Obiously this will not do, so we use a message authentication code to ensure that the message isn’t tampered with in transit (or if it is, it is rejected). We encrypt the message, and then Alice prepends a 16-byte code. The code is generated from the encrypted message and a shared key—we consume 32 bytes of salsa20 stream for this purpose. Bob generates the same code, and compares it to the one Alice allegedly created. In this way, any tampering with ciphertext is detected.

Note that, because we consume 32 bytes of the salsa20 stream for the MAC key, it’s important to generate our key consistently either before or after our encrypt/decrypt operation. We choose to generate it before encryption.

This also explains why the ciphertext always exceeds the plaintext by exactly MAC_BYTES, or 16. We need room in the message for the MAC.

The reason we encrypt-then-authenticate, rather than building the MAC based on the plaintext, is that it is often easier for an attacker to construct semantically-equivalent plaintexts (for example, by apending spaces). If you have a lot of plaintexts, there is a higher chance you can figure out how to build a good MAC for one of them. This opens the door to exciting attacks like known plaintext attacks and differential attacks. You might be interested in this paper on them.

We use crypto_onetimeauth for MAC creation.

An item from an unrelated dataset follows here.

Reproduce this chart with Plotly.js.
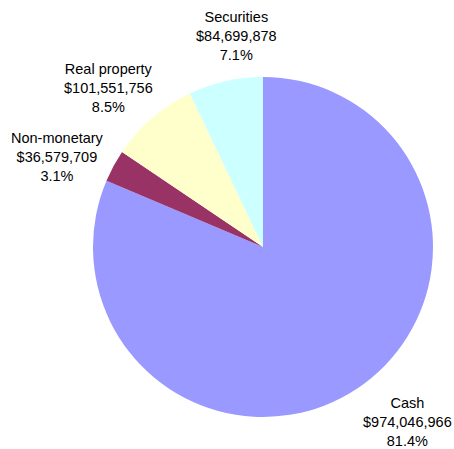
<!DOCTYPE html>
<html>
<head>
<meta charset="utf-8">
<script src="https://cdn.plot.ly/plotly-3.0.1.min.js"></script>
<style>html,body{margin:0;padding:0;background:#fff;}#chart{width:454px;height:449px;}</style>
</head>
<body>
<div id="chart"></div>
<script>
const categories = ["Cash", "Non-monetary", "Real property", "Securities"];
const amounts = [974046966, 36579709, 101551756, 84699878];
const sliceColors = ["#9999FF", "#993366", "#FFFFCC", "#CCFFFF"];
// label box centres in pixels (layout only)
const labelPos = [[407, 421.5], [57, 157], [108, 88], [236, 36]];

const W = 454, H = 449;
const total = amounts.reduce((a, b) => a + b, 0);
const fmt = v => "$" + v.toLocaleString("en-US");

const trace = {
  type: "pie",
  labels: categories,
  values: amounts,
  sort: false,
  direction: "clockwise",
  rotation: 0,
  marker: { colors: sliceColors, line: { width: 0 } },
  textinfo: "none",
  hoverinfo: "none",
  domain: { x: [93 / W, 433 / W], y: [1 - 417 / H, 1 - 77 / H] },
  showlegend: false
};

const annotations = categories.map((c, i) => ({
  xref: "paper", yref: "paper",
  x: labelPos[i][0] / W, y: 1 - labelPos[i][1] / H,
  xanchor: "center", yanchor: "middle",
  showarrow: false,
  align: "center",
  text: c + "<br>" + fmt(amounts[i]) + "<br>" + (amounts[i] / total * 100).toFixed(1) + "%",
  font: { family: "Liberation Sans, Arial, sans-serif", size: 14.5, color: "#000" }
}));

const layout = {
  width: W, height: H,
  margin: { l: 0, r: 0, t: 0, b: 0 },
  paper_bgcolor: "#fff",
  showlegend: false,
  annotations: annotations
};

Plotly.newPlot("chart", [trace], layout, { staticPlot: true, displayModeBar: false });
</script>
</body>
</html>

Some things that we should be protected against, ideally

  • any man-in-the-middle tampering in any packet, any time time, ever, before the handshake or after, should produce an error before the next data packet is decrypted.
  • It should not be possible to replay any packet from an old session, or replay packets within a session
  • It should not be possible to authenticate as a particular client without knowing the client’s private key
  • It should not be possible, given only the source code for a client, to build a server that the client can talk to. The missing ingredient is a private key matching the server’s public key that is hardcoded into the client.
  • It should not be possible to understand the communication between client and server, without having one of their private keys.